Michael M. Butler says
Could you assess the maturity of the cat, Lou?
Skip Pletcher says
I liken the CMMI to Hersey-Blanchard SLT or the Shu Ha Ri concept for learning. Not every painter is an Il Furioso. Some first learn the basics, step by step and by rote. The challenge is when to kick them out of the nest to learn to fly. nuff meta4s
[James’ Reply: Most of my work, day in and day out, is training software testers. I don’t teach anything by rote. I don’t use “Shu Ha Ri.” On the day I meet each student, I kick him out of the nest. Experiencing the confusion of creatively solving a testing problem IS learning the basics.

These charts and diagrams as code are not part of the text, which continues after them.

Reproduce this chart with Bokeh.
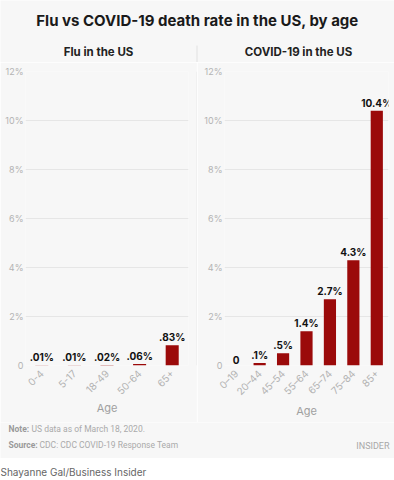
from math import pi
from bokeh.plotting import figure
from bokeh.layouts import column, row
from bokeh.models import (Range1d, FixedTicker, ColumnDataSource, LabelSet, Label,
                          BoxAnnotation, FactorRange)
from bokeh.core.properties import value
from bokeh.embed import file_html
from bokeh.resources import INLINE

# ---- data ----
title = "Flu vs COVID-19 death rate in the US, by age"
flu_title = "Flu in the US"
covid_title = "COVID-19 in the US"
flu_ages = ["0-4", "5-17", "18-49", "50-64", "65+"]
flu_rates = [0.01, 0.01, 0.02, 0.06, 0.83]
flu_labels = [".01%", ".01%", ".02%", ".06%", ".83%"]
covid_ages = ["0–19", "20–44", "45–54", "55–64", "65–74", "75–84", "85+"]
covid_rates = [0.0, 0.1, 0.5, 1.4, 2.7, 4.3, 10.4]
covid_labels = ["0", ".1%", ".5%", "1.4%", "2.7%", "4.3%", "10.4%"]
y_ticks = [0, 2, 4, 6, 8, 10, 12]
y_tick_labels = ["0", "2%", "4%", "6%", "8%", "10%", "12%"]
x_axis_title = "Age"
note_head = "Note:"
note_text = "US data as of March 18, 2020."
source_head = "Source:"
source_text = "CDC: CDC COVID-19 Response Team"
brand = "INSIDER"
credit = "Shayanne Gal/Business Insider"

# ---- style ----
BG = "#f7f7f7"
RED = "#9b0a0a"
FONT = "Inter"
SMALL = "Roboto"
GRID = "#e6e6e6"
TICK = "#b3b3b3"
PH = 360
DIV = "#e2e2e2"


def blank(w, h, bg):
    p = figure(width=w, height=h, x_range=Range1d(0, w), y_range=Range1d(0, h),
               output_backend="svg", toolbar_location=None, min_border=0,
               background_fill_color=bg, border_fill_color=bg, outline_line_color=None)
    p.axis.visible = False
    p.grid.visible = False
    return p


def lab(p, x, y, text, size, color, style="normal", align="left", font=FONT):
    p.add_layout(Label(x=x, y=y, x_units="canvas", y_units="canvas", text=text,
                       text_font=font, text_font_size=size, text_color=color,
                       text_font_style=style, text_align=align, text_baseline="middle"))


def panel(ages, rates, labels, width, lb, rb, bw):
    p = figure(width=width, height=PH, x_range=FactorRange(*ages), y_range=Range1d(0, 12),
               output_backend="svg", toolbar_location=None,
               min_border_left=lb, min_border_right=rb, min_border_top=9, min_border_bottom=57,
               background_fill_color=BG, border_fill_color=BG, outline_line_color=None)
    src = ColumnDataSource(dict(age=ages, rate=rates, label=labels))
    p.vbar(x="age", top="rate", width=bw, source=src, fill_color=RED, line_color=None)
    p.add_layout(LabelSet(x="age", y="rate", text="label", source=src, text_align="center",
                          text_baseline="bottom", y_offset=2, text_font=value(FONT),
                          text_font_style="bold", text_font_size="10px", text_color="#111111"))
    p.x_range.range_padding = 0
    p.xgrid.visible = False
    p.ygrid.grid_line_color = GRID
    p.ygrid.ticker = FixedTicker(ticks=y_ticks)
    p.yaxis.ticker = FixedTicker(ticks=y_ticks)
    p.yaxis.major_label_overrides = dict(zip(y_ticks, y_tick_labels))
    for ax in (p.xaxis, p.yaxis):
        ax.axis_line_color = None
        ax.major_tick_line_color = None
        ax.minor_tick_line_color = None
        ax.major_tick_out = 0
        ax.major_tick_in = 0
        ax.major_label_text_font = FONT
        ax.major_label_text_color = TICK
    p.yaxis.major_label_text_font_size = "9px"
    p.yaxis.major_label_standoff = 2
    p.xaxis.major_label_text_font_size = "10px"
    p.xaxis.major_label_orientation = pi / 4
    p.xaxis.major_label_standoff = 6
    p.xaxis.axis_label = x_axis_title
    p.xaxis.axis_label_text_font = FONT
    p.xaxis.axis_label_text_font_size = "11px"
    p.xaxis.axis_label_text_font_style = "normal"
    p.xaxis.axis_label_text_color = "#a0a0a0"
    p.xaxis.axis_label_standoff = 0
    return p


# header
head = blank(394, 62, BG)
lab(head, 197, 20, title, "15px", "#1a1a1a", "bold", "center")
lab(head, 98, 51, flu_title, "11.5px", "#222222", "bold", "center")
lab(head, 298, 51, covid_title, "11.5px", "#222222", "bold", "center")
head.add_layout(BoxAnnotation(left=196, right=197, top=45, bottom=62, left_units="canvas",
                              right_units="canvas", top_units="canvas", bottom_units="canvas",
                              fill_color=DIV, fill_alpha=1, line_color=None))

left = panel(flu_ages, flu_rates, flu_labels, 196, 25, 8, 0.4)
right = panel(covid_ages, covid_rates, covid_labels, 197, 27, 6, 0.52)

divider = figure(width=1, height=PH, output_backend="svg", toolbar_location=None,
                 min_border=0, background_fill_color=DIV, border_fill_color=DIV,
                 outline_line_color=None, x_range=Range1d(0, 1), y_range=Range1d(0, 1))
divider.axis.visible = False
divider.grid.visible = False

foot = blank(394, 36, BG)
lab(foot, 8, 6, note_head, "8.5px", "#9a9a9a", "bold", font=SMALL)
lab(foot, 31, 6, note_text, "8.5px", "#aaaaaa", font=SMALL)
lab(foot, 8, 22, source_head, "8.5px", "#9a9a9a", "bold", font=SMALL)
lab(foot, 39, 22, source_text, "8.5px", "#aaaaaa", font=SMALL)
lab(foot, 389, 23, brand, "9px", "#a8a8a8", "normal", "right", font=SMALL)

credit_fig = blank(394, 22, "#ffffff")
lab(credit_fig, 0, 13, credit, "10px", "#666666")

p = column(head, row(left, divider, right, spacing=0), foot, credit_fig, spacing=0)

open("out.html", "w").write(file_html(p, INLINE))
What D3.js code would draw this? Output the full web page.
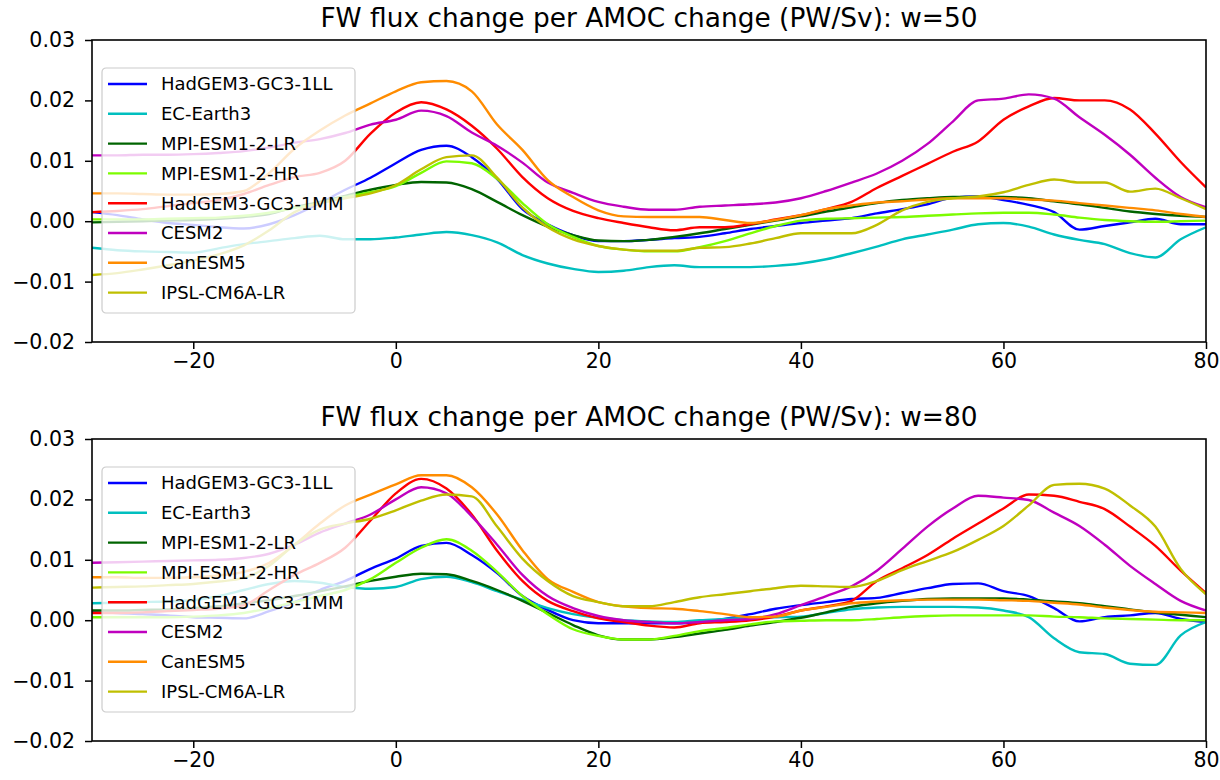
<!DOCTYPE html>
<html>
<head>
<meta charset="utf-8">
<script src="https://cdn.jsdelivr.net/npm/d3@7"></script>
<style>
  body { margin: 0; background: #fff; }
  svg { display: block; font-family: "DejaVu Sans", sans-serif; }
</style>
</head>
<body>
<svg id="chart" width="1220" height="780"></svg>
<script>
// latitude grid (deg N) shared by every curve
const lat = [-30, -27.5, -25, -22.5, -20, -17.5, -15, -12.5, -10, -7.5, -5, -2.5, 0, 2.5, 5, 7.5,
  10, 12.5, 15, 17.5, 20, 22.5, 25, 27.5, 30, 32.5, 35, 37.5, 40, 42.5, 45, 47.5, 50, 52.5,
  55, 57.5, 60, 62.5, 65, 67.5, 70, 72.5, 75, 77.5, 80];

const modelNames = ["HadGEM3-GC3-1LL", "EC-Earth3", "MPI-ESM1-2-LR", "MPI-ESM1-2-HR",
  "HadGEM3-GC3-1MM", "CESM2", "CanESM5", "IPSL-CM6A-LR"];

const xTicks = [-20, 0, 20, 40, 60, 80];
const yTicks = [-0.02, -0.01, 0.00, 0.01, 0.02, 0.03];

// values below are in units of 1e-3 PW/Sv
// w = 50
const hadLL_w50 = [1.5, 1.0, 0.3, -0.3, -0.6, -1.0, -1.2, -0.5, 1.0, 3.0, 5.2, 7.2, 9.6, 11.8, 12.5, 10.6, 7.0, 2.0, -0.5, -2.3, -3.3, -3.3, -3.1, -2.8, -2.6, -2.0, -1.3, -0.8, -0.3, 0.1, 0.5, 1.3, 2.0, 2.8, 3.9, 4.1, 3.5, 2.7, 1.5, -1.4, -0.8, -0.2, 0.4, -0.5, -0.5];
const ecEarth_w50 = [-4.4, -4.8, -5.0, -5.1, -5.2, -4.5, -3.8, -3.3, -2.8, -2.4, -3.0, -3.0, -2.7, -2.2, -1.8, -2.3, -3.5, -5.6, -7.0, -7.9, -8.4, -8.2, -7.6, -7.3, -7.6, -7.6, -7.6, -7.4, -7.0, -6.3, -5.3, -4.2, -3.0, -2.2, -1.4, -0.5, -0.3, -0.9, -2.2, -3.1, -3.8, -5.3, -6.0, -3.0, -1.0];
const mpiLR_w50 = [-0.2, -0.1, 0.0, 0.1, 0.2, 0.4, 0.7, 1.2, 2.3, 3.2, 4.2, 5.2, 6.0, 6.5, 6.4, 5.3, 3.2, 1.0, -0.9, -2.3, -3.2, -3.3, -3.1, -2.6, -2.0, -1.3, -0.6, 0.1, 0.8, 1.6, 2.3, 3.0, 3.5, 3.8, 4.0, 4.0, 4.0, 3.8, 3.3, 2.8, 2.2, 1.6, 1.2, 0.9, 0.7];
const mpiHR_w50 = [0.3, 0.3, 0.3, 0.4, 0.5, 0.6, 0.9, 1.4, 2.2, 3.0, 4.0, 4.8, 5.8, 8.0, 9.9, 9.6, 7.0, 3.0, -0.5, -2.6, -4.1, -4.7, -5.0, -5.0, -4.3, -3.3, -2.0, -0.8, 0.1, 0.4, 0.5, 0.6, 0.7, 0.9, 1.1, 1.3, 1.4, 1.4, 1.1, 0.6, 0.2, 0.0, -0.1, 0.0, 0.1];
const hadMM_w50 = [1.5, 1.7, 2.0, 2.5, 3.0, 3.5, 4.5, 6.0, 7.3, 8.0, 10.0, 14.5, 18.0, 19.7, 18.5, 15.8, 12.0, 7.3, 3.8, 1.7, 0.5, -0.3, -1.0, -1.5, -1.0, -1.0, -0.5, 0.3, 1.0, 2.0, 3.2, 5.5, 7.5, 9.5, 11.5, 13.2, 16.8, 19.0, 20.4, 20.0, 20.0, 18.5, 14.5, 9.8, 5.6];
const cesm2_w50 = [10.9, 10.9, 11.0, 11.0, 11.1, 11.3, 11.6, 12.2, 13.0, 13.6, 14.6, 16.0, 16.8, 18.3, 17.4, 14.7, 12.5, 9.7, 6.4, 4.7, 3.2, 2.4, 1.9, 1.9, 2.4, 2.6, 2.8, 3.1, 3.8, 5.0, 6.4, 7.9, 10.0, 12.8, 16.5, 20.0, 20.3, 21.0, 20.3, 17.2, 14.3, 11.0, 7.2, 4.0, 2.3];
const canESM5_w50 = [4.6, 4.6, 4.5, 4.4, 4.4, 4.5, 5.0, 8.0, 12.0, 15.0, 17.5, 19.5, 21.5, 23.0, 23.2, 21.5, 16.0, 11.8, 6.8, 4.0, 1.8, 0.8, 0.7, 0.7, 0.7, 0.2, -0.3, 0.2, 1.0, 2.0, 2.6, 3.1, 3.3, 3.6, 3.8, 3.8, 3.8, 3.6, 3.4, 3.0, 2.6, 2.2, 1.8, 1.2, 0.7];
const ipsl_w50 = [-8.9, -8.6, -8.0, -7.3, -6.5, -5.5, -4.0, -1.5, 1.5, 3.0, 3.8, 4.6, 6.0, 8.6, 10.6, 10.9, 7.2, 2.3, -1.0, -3.0, -4.1, -4.7, -4.9, -4.9, -4.4, -4.3, -3.7, -2.8, -2.0, -2.0, -2.0, -0.6, 1.8, 3.2, 3.8, 4.1, 4.8, 6.0, 6.9, 6.4, 6.4, 4.9, 5.4, 3.8, 2.0];

// w = 80
const hadLL_w80 = [1.3, 1.2, 1.0, 0.8, 0.5, 0.4, 0.3, 1.5, 3.0, 5.0, 6.5, 8.5, 10.2, 12.3, 12.8, 10.8, 7.8, 4.0, 1.7, 0.0, -0.5, -0.5, -0.5, -0.5, -0.3, 0.2, 1.0, 1.9, 2.5, 3.0, 3.5, 3.7, 4.5, 5.3, 6.0, 6.1, 4.8, 4.0, 2.0, -0.2, 0.5, 0.8, 1.2, 0.2, -0.3];
const ecEarth_w80 = [2.8, 2.9, 3.0, 3.1, 3.3, 4.0, 5.0, 6.0, 6.5, 6.2, 5.5, 5.2, 5.5, 6.8, 7.2, 6.3, 4.8, 3.4, 2.0, 1.0, 0.4, 0.0, -0.2, -0.3, 0.0, 0.2, 0.4, 0.5, 0.6, 1.2, 1.8, 2.1, 2.2, 2.2, 2.2, 2.1, 1.6, 0.5, -3.0, -5.3, -5.6, -7.2, -7.4, -2.5, -0.3];
const mpiLR_w80 = [1.6, 1.6, 1.7, 1.8, 2.0, 2.3, 2.8, 3.3, 4.0, 4.8, 5.6, 6.5, 7.2, 7.7, 7.6, 6.5, 5.0, 3.2, 1.2, -0.8, -2.5, -3.2, -3.2, -2.8, -2.2, -1.6, -0.9, -0.3, 0.4, 1.3, 2.2, 2.8, 3.2, 3.5, 3.6, 3.6, 3.6, 3.4, 3.1, 2.8, 2.3, 1.8, 1.3, 0.9, 0.5];
const mpiHR_w80 = [0.5, 0.5, 0.5, 0.5, 0.6, 0.8, 1.2, 2.0, 3.0, 4.0, 5.0, 6.8, 9.5, 12.0, 13.4, 11.5, 8.0, 4.0, 1.0, -1.5, -2.6, -3.2, -3.2, -2.6, -1.8, -1.3, -0.7, -0.2, -0.1, 0.0, 0.0, 0.2, 0.5, 0.7, 0.8, 0.8, 0.8, 0.8, 0.6, 0.5, 0.3, 0.2, 0.1, 0.0, 0.0];
const hadMM_w80 = [1.2, 1.2, 1.3, 1.5, 1.7, 1.9, 2.5, 5.0, 7.5, 9.5, 12.0, 16.5, 21.0, 23.4, 21.8, 17.5, 11.5, 6.5, 3.2, 1.5, 0.3, -0.3, -0.9, -1.2, -0.5, -0.3, 0.0, 0.6, 1.6, 2.3, 3.2, 6.5, 8.6, 10.8, 13.5, 16.0, 18.5, 20.8, 20.6, 19.6, 18.4, 15.5, 12.3, 8.2, 4.5];
const cesm2_w80 = [9.5, 9.6, 9.7, 9.8, 9.9, 10.0, 10.3, 11.0, 12.5, 14.5, 16.0, 17.5, 20.0, 22.0, 21.0, 17.2, 12.5, 7.5, 4.0, 2.0, 0.7, 0.0, -0.3, -0.5, -0.3, 0.0, 0.2, 1.0, 2.5, 4.0, 5.6, 8.2, 11.8, 15.5, 18.5, 20.6, 20.3, 19.9, 17.8, 15.6, 12.5, 9.0, 6.0, 3.2, 1.6];
const canESM5_w80 = [7.1, 7.1, 7.0, 7.0, 7.1, 7.4, 8.0, 9.5, 12.5, 16.0, 19.0, 20.8, 22.5, 24.0, 24.0, 22.0, 17.5, 11.6, 6.8, 4.7, 3.0, 2.3, 2.0, 1.9, 1.5, 1.0, 0.5, 0.6, 1.6, 2.2, 2.8, 3.1, 3.3, 3.4, 3.4, 3.4, 3.3, 3.2, 2.9, 2.6, 2.1, 1.7, 1.4, 1.3, 1.2];
const ipsl_w80 = [5.4, 5.5, 5.6, 5.8, 6.0, 6.4, 7.0, 9.0, 12.5, 15.0, 16.0, 16.8, 18.2, 19.8, 20.8, 20.5, 15.5, 10.2, 6.5, 4.0, 3.0, 2.3, 2.3, 3.0, 3.8, 4.3, 4.8, 5.3, 5.7, 5.6, 5.5, 6.5, 8.3, 9.8, 11.3, 13.3, 15.6, 19.0, 22.4, 22.6, 21.8, 19.0, 15.5, 8.5, 4.3];

const COLORS = ["#0000ff", "#00bfbf", "#006400", "#7cfc00", "#ff0000", "#bf00bf", "#ff8c00", "#bfbf00"];

const panels = [
  { title: "FW flux change per AMOC change (PW/Sv): w=50", top: 40,
    series: [hadLL_w50, ecEarth_w50, mpiLR_w50, mpiHR_w50, hadMM_w50, cesm2_w50, canESM5_w50, ipsl_w50] },
  { title: "FW flux change per AMOC change (PW/Sv): w=80", top: 439,
    series: [hadLL_w80, ecEarth_w80, mpiLR_w80, mpiHR_w80, hadMM_w80, cesm2_w80, canESM5_w80, ipsl_w80] }
];

const LEFT = 92, RIGHT = 1206, PLOT_H = 302;
const minus = s => String(s).replace("-", "\u2212");

const svg = d3.select("#chart");
svg.append("rect").attr("width", 1220).attr("height", 780).attr("fill", "#fff");

const x = d3.scaleLinear().domain([-30, 80]).range([LEFT, RIGHT]);

panels.forEach((p, pi) => {
  const y = d3.scaleLinear().domain([-0.02, 0.03]).range([p.top + PLOT_H, p.top]);
  const g = svg.append("g");

  // clip region for curves
  const clipId = "clip" + pi;
  svg.append("clipPath").attr("id", clipId)
    .append("rect").attr("x", LEFT).attr("y", p.top)
    .attr("width", RIGHT - LEFT).attr("height", PLOT_H);

  const line = d3.line()
    .x((d, i) => x(lat[i]))
    .y(d => y(d * 1e-3))
    .curve(d3.curveMonotoneX);

  const curves = g.append("g").attr("clip-path", `url(#${clipId})`);
  p.series.forEach((vals, si) => {
    curves.append("path")
      .datum(vals)
      .attr("d", line)
      .attr("fill", "none")
      .attr("stroke", COLORS[si])
      .attr("stroke-width", 2.4)
      .attr("stroke-linejoin", "round");
  });

  // axes
  const xAxis = d3.axisBottom(x).tickValues(xTicks).tickSize(7).tickPadding(4)
    .tickSizeOuter(0).tickFormat(minus);
  const yAxis = d3.axisLeft(y).tickValues(yTicks).tickSize(7).tickPadding(10)
    .tickSizeOuter(0).tickFormat(d => minus(d3.format(".2f")(d)));

  g.append("g").attr("transform", `translate(0,${p.top + PLOT_H})`).call(xAxis)
    .call(a => a.select(".domain").remove());
  g.append("g").attr("transform", `translate(${LEFT},0)`).call(yAxis)
    .call(a => a.select(".domain").remove());
  g.selectAll(".tick text").attr("font-size", 20.5).attr("font-family", "DejaVu Sans").attr("fill", "#000");
  g.selectAll(".tick line").attr("stroke", "#000").attr("stroke-width", 1.5);

  // frame
  g.append("rect")
    .attr("x", LEFT).attr("y", p.top)
    .attr("width", RIGHT - LEFT).attr("height", PLOT_H)
    .attr("fill", "none").attr("stroke", "#000").attr("stroke-width", 1.6);

  // title
  g.append("text")
    .attr("x", (LEFT + RIGHT) / 2).attr("y", p.top - 13)
    .attr("text-anchor", "middle")
    .attr("font-size", 26.4)
    .text(p.title);

  // legend (semi-transparent box like matplotlib's framealpha 0.8)
  const lg = g.append("g").attr("transform", `translate(102,${p.top + 28})`);
  lg.append("rect")
    .attr("width", 253).attr("height", 245).attr("rx", 4)
    .attr("fill", "#fff").attr("fill-opacity", 0.8)
    .attr("stroke", "#cccccc").attr("stroke-width", 1.2);
  modelNames.forEach((name, i) => {
    const ry = 16 + i * 29.8;
    lg.append("line")
      .attr("x1", 6).attr("x2", 45).attr("y1", ry).attr("y2", ry)
      .attr("stroke", COLORS[i]).attr("stroke-width", 2.4);
    lg.append("text")
      .attr("x", 59).attr("y", ry).attr("dy", "0.36em")
      .attr("font-size", 18)
      .text(name);
  });
});
</script>
</body>
</html>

Besides, the CMMI is a load of crap.]
Matt says
Something interesting occured to me while reading your statement “This is because maturity cannot be achieved by mimicking the “look” of mature organizations.” The idea of mimicking mature organizations to try and be mature is similar to the behaviour of small children: they try to act like the adults they see around them, thinking it makes them more “grown up”, but it’s just a facsimile. Maturity cannot be faked – it’s a hard-won attribute that comes with time, effort, and both successes and failures.